La lingua italiana è un po’ contorta, ma il concetto è chiaro. La Rete è nelle mani degli influencer come Casaleggio. Che però, spiega altrove, hanno bisogno di «portavoce» come Grillo per dominare l’opinione pubblica anche fuori della Rete. E anche per trasformare tanti giornalisti in zerbini.
Più Grillo e Casaleggio li prendono a pesci in faccia, più certi giornalisti li corteggiano e li trovano «interessanti». È però necessario, per capire il fenomeno, andare più a fondo, leggere le strategie di Casaleggio attraverso la nozione di «dittatura del relativismo» così importante nel pensiero del Papa emerito Benedetto XVI.

Secondo Papa Ratzinger il passaggio dal moderno al postmoderno, dalle ideologie alle post-ideologie, dal marxismo che ha dominato il XX secolo all’«ideologia peggiore di tutte», la tecnocrazia, che sta dominando il XXI, rappresenta la transizione da una «dittatura del razionalismo» a una «dittatura del relativismo».
La dittatura del razionalismo – una ragione chiusa per principio alla fede – e delle ideologie di morte del XX secolo non era certamente piacevole.
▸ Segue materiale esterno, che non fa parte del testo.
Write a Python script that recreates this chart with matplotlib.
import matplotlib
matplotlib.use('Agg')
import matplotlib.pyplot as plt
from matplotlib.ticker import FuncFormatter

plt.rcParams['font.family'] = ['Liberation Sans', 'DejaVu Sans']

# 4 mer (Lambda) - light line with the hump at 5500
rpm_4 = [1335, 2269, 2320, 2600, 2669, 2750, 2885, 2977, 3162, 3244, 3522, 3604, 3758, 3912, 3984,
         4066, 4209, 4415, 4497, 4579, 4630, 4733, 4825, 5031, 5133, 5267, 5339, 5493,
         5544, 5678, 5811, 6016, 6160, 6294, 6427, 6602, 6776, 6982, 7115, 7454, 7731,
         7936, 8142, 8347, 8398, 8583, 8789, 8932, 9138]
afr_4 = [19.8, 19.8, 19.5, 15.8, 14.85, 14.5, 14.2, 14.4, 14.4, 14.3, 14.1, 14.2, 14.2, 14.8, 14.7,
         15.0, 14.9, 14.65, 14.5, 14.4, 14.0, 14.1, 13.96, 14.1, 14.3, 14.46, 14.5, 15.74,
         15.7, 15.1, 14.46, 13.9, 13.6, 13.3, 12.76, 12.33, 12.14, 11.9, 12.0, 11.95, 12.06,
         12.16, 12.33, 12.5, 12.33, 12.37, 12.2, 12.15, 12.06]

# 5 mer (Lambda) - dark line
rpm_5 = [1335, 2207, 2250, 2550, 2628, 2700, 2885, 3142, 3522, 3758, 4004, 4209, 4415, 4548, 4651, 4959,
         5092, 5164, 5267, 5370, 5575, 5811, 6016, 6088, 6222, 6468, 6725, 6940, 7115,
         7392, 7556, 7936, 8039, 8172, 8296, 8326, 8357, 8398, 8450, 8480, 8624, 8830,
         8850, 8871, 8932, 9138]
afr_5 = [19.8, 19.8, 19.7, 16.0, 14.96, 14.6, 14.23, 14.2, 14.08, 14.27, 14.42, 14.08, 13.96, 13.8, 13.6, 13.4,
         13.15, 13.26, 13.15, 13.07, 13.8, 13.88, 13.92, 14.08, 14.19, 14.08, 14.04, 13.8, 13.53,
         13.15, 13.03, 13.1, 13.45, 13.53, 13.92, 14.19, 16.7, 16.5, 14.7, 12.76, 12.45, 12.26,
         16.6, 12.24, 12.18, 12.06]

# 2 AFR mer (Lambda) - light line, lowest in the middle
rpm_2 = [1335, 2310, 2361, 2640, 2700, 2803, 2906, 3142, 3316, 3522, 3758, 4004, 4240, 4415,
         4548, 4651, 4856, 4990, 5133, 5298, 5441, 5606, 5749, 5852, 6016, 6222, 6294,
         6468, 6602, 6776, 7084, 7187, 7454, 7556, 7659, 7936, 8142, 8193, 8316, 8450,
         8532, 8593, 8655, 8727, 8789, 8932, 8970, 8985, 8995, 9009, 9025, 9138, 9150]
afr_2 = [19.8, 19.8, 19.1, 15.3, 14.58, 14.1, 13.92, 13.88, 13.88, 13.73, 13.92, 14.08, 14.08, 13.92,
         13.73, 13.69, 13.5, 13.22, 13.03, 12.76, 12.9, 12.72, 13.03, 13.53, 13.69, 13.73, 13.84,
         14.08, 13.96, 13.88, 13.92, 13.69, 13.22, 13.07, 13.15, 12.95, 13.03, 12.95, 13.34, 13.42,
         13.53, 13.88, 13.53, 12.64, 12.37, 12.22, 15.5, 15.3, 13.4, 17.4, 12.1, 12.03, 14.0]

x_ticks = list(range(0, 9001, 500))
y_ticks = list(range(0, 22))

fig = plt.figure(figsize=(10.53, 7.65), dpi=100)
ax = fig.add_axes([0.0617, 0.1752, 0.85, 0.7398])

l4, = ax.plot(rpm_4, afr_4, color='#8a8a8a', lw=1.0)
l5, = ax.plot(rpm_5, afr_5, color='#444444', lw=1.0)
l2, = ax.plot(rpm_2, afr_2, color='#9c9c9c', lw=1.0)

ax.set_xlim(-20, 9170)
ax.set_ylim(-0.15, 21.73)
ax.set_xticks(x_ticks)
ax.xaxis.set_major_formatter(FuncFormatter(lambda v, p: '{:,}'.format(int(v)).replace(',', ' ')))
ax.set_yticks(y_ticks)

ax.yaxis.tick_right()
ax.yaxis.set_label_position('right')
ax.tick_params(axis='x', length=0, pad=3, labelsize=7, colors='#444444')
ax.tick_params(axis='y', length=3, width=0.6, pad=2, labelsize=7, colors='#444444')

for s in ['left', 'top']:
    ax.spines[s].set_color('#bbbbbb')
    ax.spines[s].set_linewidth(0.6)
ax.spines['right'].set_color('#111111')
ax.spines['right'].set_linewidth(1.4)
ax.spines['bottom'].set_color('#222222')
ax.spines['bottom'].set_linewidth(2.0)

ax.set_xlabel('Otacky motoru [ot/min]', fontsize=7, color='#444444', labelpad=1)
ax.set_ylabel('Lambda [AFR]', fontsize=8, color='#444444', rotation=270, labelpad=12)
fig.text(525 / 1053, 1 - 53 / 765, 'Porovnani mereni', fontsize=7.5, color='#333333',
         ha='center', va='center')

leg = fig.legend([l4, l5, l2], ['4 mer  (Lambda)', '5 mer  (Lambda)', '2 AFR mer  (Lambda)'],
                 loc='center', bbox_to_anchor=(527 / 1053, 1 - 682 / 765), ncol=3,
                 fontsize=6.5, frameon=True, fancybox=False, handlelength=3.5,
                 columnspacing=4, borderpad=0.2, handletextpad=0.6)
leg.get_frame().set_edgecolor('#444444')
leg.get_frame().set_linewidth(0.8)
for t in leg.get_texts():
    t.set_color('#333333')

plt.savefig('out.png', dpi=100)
Ma era ancora un percorso, con un inizio e una fine. Era ancora propagandata con argomenti, anche se erano argomenti da sofisti e da maestri dell’errore.

Con quella che lo stesso Benedetto XVI ha chiamato «rivoluzione culturale» o «rivoluzione antropologica», con quello che è propriamente il passaggio dalla dittatura del razionalismo alla dittatura del relativismo, non ci sono più né discorsi né percorsi, solo il girare in tondo di un pathos che, volendo sostituirsi totalmente al logos, gira a vuoto, di una putrefazione finale che ribolle senza direzioni, dando l’illusione di una grande vitalità mentre si tratta soltanto di morte.

Il filosofo Georg Wilhelm Friedrich Hegel (1770-1831) l’avrebbe definita una «notte in cui tutte le vacche sono nere».
Papa Ratzinger ha parlato di un relativismo assoluto in cui si pretende che tutte le idee siano di ugual valore, e dunque non esistono più né vero né falso, né bene né male. Ma la combinazione di relativismo e di tecnocrazia denunciata nell’enciclica «Caritas in veritate» produce il contrario della libertà.
Se non è più la ragione, il logos, a identificare quali affermazioni sono vere e quali sono false, diventa vero quello che è annunciato tramite i migliori algoritmi per manipolare la Rete e l’opinione pubblica. È vero quello che gli «influencer» ci fanno credere che sia vero. Il sonno della ragione produce mostri. Il trionfo del relativismo genera dittature telematiche. E giornalisti sbeffeggiati e servili.